== Data excerpt ==

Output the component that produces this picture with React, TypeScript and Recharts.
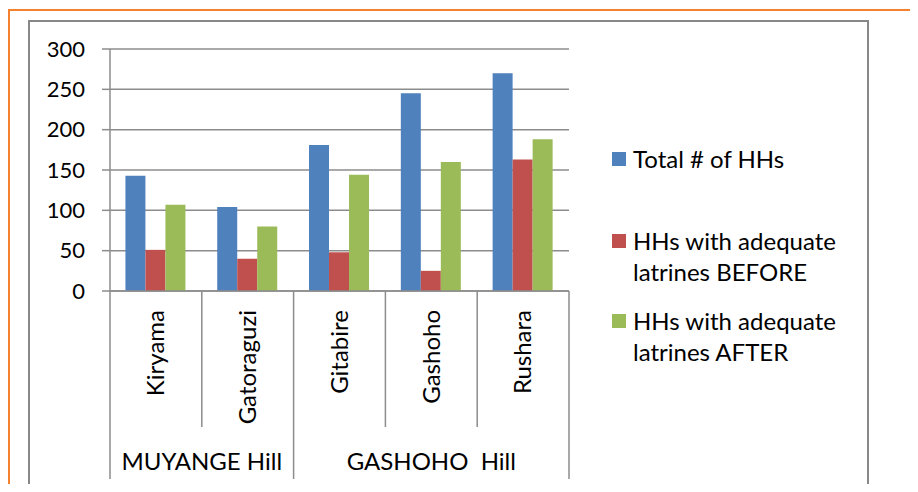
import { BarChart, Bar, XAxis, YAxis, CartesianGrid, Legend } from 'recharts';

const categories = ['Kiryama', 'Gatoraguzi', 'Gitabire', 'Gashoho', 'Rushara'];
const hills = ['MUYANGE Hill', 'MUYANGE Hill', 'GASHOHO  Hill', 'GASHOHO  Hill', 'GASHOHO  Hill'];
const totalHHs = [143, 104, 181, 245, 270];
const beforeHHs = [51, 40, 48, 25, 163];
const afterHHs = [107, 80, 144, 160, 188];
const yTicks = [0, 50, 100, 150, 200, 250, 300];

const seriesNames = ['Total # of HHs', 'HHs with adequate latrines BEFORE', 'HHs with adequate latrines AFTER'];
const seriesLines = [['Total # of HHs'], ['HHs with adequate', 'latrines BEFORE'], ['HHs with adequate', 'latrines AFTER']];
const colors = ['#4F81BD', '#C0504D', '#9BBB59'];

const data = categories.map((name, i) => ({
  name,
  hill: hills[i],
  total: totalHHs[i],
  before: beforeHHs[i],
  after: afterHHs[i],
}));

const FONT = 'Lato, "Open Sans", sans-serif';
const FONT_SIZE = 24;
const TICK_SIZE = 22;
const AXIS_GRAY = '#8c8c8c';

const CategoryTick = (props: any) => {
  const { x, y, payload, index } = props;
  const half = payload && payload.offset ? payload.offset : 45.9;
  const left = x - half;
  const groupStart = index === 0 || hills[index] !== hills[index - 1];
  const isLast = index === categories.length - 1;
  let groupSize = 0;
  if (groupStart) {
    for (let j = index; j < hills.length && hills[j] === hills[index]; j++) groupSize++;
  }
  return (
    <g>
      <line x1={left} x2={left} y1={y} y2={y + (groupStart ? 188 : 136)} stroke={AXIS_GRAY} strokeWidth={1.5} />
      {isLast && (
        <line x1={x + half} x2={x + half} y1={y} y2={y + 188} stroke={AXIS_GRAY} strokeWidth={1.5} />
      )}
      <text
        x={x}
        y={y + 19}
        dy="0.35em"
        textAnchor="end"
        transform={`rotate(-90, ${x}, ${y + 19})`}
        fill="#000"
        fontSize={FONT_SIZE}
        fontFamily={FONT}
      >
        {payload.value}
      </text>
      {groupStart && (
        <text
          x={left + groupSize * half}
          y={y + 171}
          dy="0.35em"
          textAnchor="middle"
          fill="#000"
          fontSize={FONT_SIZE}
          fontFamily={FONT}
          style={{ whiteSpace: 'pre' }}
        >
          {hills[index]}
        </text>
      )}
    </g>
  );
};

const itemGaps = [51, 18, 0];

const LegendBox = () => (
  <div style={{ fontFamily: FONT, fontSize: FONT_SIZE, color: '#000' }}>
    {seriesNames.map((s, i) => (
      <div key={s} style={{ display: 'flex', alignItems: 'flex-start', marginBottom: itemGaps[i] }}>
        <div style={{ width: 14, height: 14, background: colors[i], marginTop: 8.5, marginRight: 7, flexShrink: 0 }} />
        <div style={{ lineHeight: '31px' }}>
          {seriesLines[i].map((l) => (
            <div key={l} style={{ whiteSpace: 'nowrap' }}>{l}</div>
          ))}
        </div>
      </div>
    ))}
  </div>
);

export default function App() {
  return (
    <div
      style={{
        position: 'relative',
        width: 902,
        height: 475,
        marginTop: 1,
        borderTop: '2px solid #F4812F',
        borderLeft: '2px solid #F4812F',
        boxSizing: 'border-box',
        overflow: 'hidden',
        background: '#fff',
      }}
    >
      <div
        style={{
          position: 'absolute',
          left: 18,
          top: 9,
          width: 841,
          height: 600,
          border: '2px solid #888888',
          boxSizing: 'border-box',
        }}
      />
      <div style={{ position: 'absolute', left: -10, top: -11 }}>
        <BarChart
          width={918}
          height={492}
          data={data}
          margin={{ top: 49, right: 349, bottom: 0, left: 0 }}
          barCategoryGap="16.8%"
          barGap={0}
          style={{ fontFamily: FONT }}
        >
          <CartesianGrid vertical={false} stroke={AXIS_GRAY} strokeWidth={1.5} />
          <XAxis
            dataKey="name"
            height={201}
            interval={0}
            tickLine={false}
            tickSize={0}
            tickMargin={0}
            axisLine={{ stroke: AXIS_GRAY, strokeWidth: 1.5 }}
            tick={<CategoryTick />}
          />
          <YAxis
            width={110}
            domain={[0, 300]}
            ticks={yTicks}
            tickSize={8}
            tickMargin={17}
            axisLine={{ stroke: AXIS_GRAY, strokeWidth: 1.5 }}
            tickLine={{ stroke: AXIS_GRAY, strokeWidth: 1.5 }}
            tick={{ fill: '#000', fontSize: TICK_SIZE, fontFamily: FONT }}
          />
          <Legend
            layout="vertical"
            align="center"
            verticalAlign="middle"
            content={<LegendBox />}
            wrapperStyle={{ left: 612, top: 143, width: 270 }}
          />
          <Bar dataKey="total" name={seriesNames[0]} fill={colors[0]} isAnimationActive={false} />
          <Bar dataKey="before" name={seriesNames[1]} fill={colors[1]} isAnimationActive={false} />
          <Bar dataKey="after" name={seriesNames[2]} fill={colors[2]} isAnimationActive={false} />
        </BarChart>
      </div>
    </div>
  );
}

===

Exercise instructions:
Write out exactly the lines between the start of the data and the line with "YAxis, CartesianGrid, Legend", including both, but none of the pictures.

Problem solution:
Output the component that produces this picture with React, TypeScript and Recharts.
import { BarChart, Bar, XAxis, YAxis, CartesianGrid, Legend } from 'recharts';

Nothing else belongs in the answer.